April 22, 2018

Jack White - Boarding House Reach Review

For someone as prolific and steeped in as rich a musical history as is Jack White, expectations were sky high for the follow-up to his much acclaimed sophomore solo outing, Lazaretto. Already bending the rules in genres such as garage rock, blues rock, and country, there seemed to be a bar set almost too high by White after proving he could have a solo career that is just as, if not more, successful than his time spent fronting The White Stripes. That's why it came as such a surprise when 4 years later, White came out of the studio with an album that surely tops Lazaretto with even more experimentation and a vision that is inclusive to all genres of music: Boarding House Reach. To classify this album is to describe it as a garage-blues-country-funk-electronic-jazz hybrid with sprinklings of hip-hop and stream-of-conscience absurdity, something which I never expected to see combined all in one record by Jack White. There was however, a hint dropped early before BHR's announcement that signaled White's departure from traditional blues and garage rock anthems toward a more experimental and jam rock approach in the release of his non-album single "Battle Cry", in 2017. This single builds into White's traditional heavy, fuzzed-out guitar riffs from the tribal chanting and clapping, and it sounds like it's a next step in evolution from his instrumental wild card, "High Ball Stepper", in Lazaretto. When looking at "Battle Cry" as a bridge for listeners to take to Boarding House Reach, this new record should feel like just the right follow-up from someone who has never stopped growing musically.

The album's warm opener, "Connected by Love", is one of the more familiar anthems which White is known for, and allows listeners to strap in while they listen to White's captivating words. The gospel-infused chorus and message makes this one of the strongest openers on any of White's albums and infuses a sense of universality and human condition which can speak to anyone in any walk of life. "Why Walk A Dog" follows with a slow hip-hop-like beat and dark blues angst, and one of the many fascinating guitar lines in the album. What's amazing about White is his ability to always keep things interesting with his guitar, and it never ceases to amaze me the amount of musical ideas and solos that are displayed in this album. "Corporation" is the first all out funk number from White, with serious festival and jazz vibes, and the first chance the listener gets to hear White's assembled band of sessions musicians feeling their own groove on this track. White calls out that he feels like starting a corporation and repeatedly asks the listeners "Who's with me" between insane screams, high-pitched squeals, and guitar riffs, and it's this high energy in "Corporation" which makes his invitation all the more compelling to want to tune into his musical movement and sync your body to grooviness of it all. Other tracks, like "Ice Station Zebra" and "Respect Commander" show White's desire for funky, bluesy experimentation, while "Over and Over and Over" gives listeners another accessible yet incredible hard rock anthem with White's signature garage rock flair. There are several spoken word compositions nestled in between the main body of tracks which are somewhat hit-and-miss, but they have an air of tongue-in-cheekiness that reveals a rare side of White. For some, this might be too drastic of a tonal shift, but for others it can be refreshing to hear a humorous, not-to-be-taken-seriously aside on the album, but ultimately it comes down to personal taste. Personally, I think that it can be a strength to reveal that one doesn't take themselves too seriously during the creative process, as if channeling Frank Zappa in terms of experimentation and absurdity. "Humoresque", the albums closer, sounds like a a songwriting session with Paul McCartney as it takes Boarding House Reach in for a soft landing.

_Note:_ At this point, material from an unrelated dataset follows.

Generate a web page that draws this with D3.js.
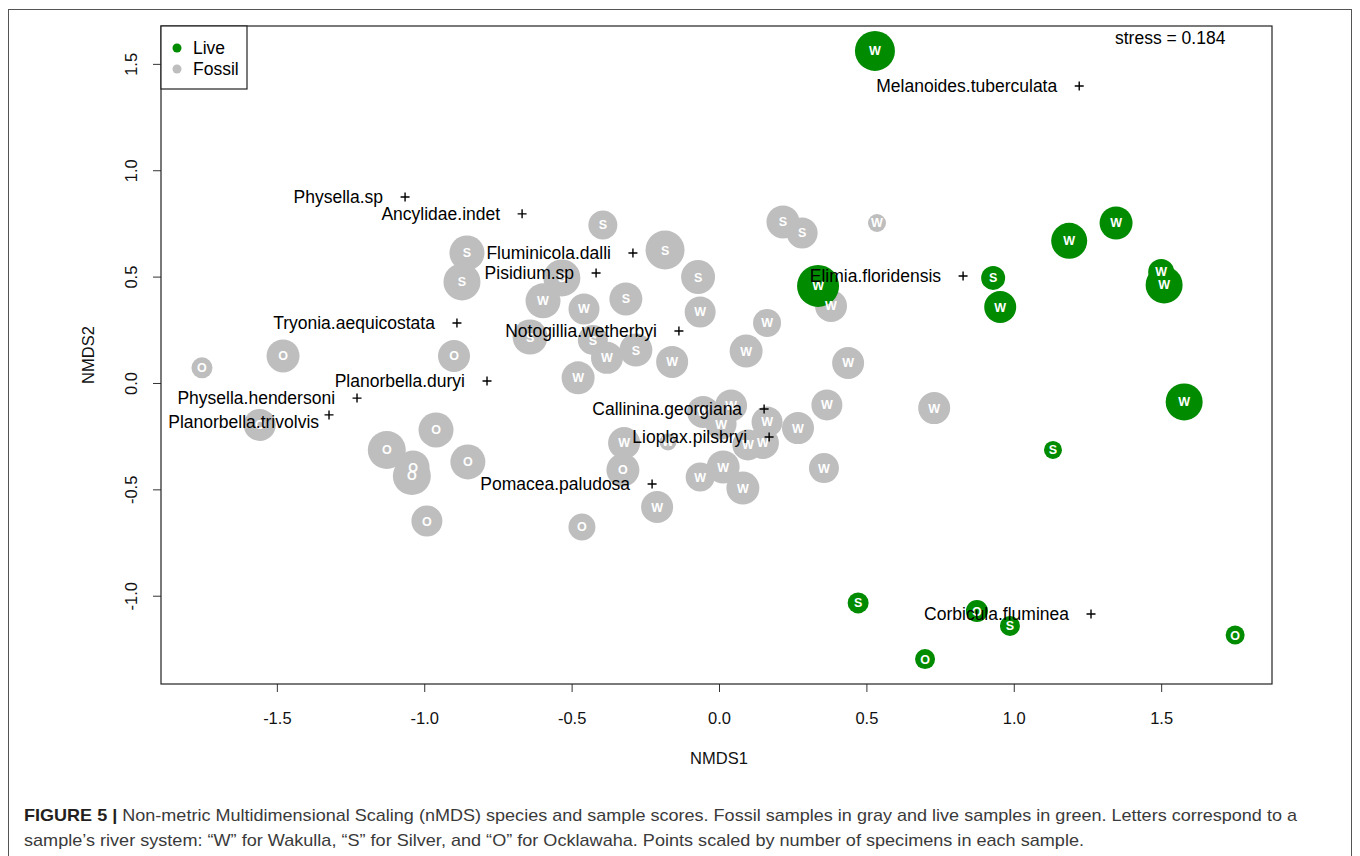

Boarding House Reach is nearly perfect, with exception for the spoken word pieces, which are up to interpretation for each listener. The genre bending, in addition to the thought provoking artwork featuring Jack White's face, gender-ambiguous in a cloud of blue, a repeated color throughout each of his solo albums and music videos, makes for an accurate reflection of current times, as everything becomes more obscured with gender rules and everything, even in music, is borrowing and mixing and coexisting as a futurist blend of culture. Boarding House Reach will remain a compelling listen for many years to come, and come to be known as a defining album and one of the strongest to date of Jack White's solo career.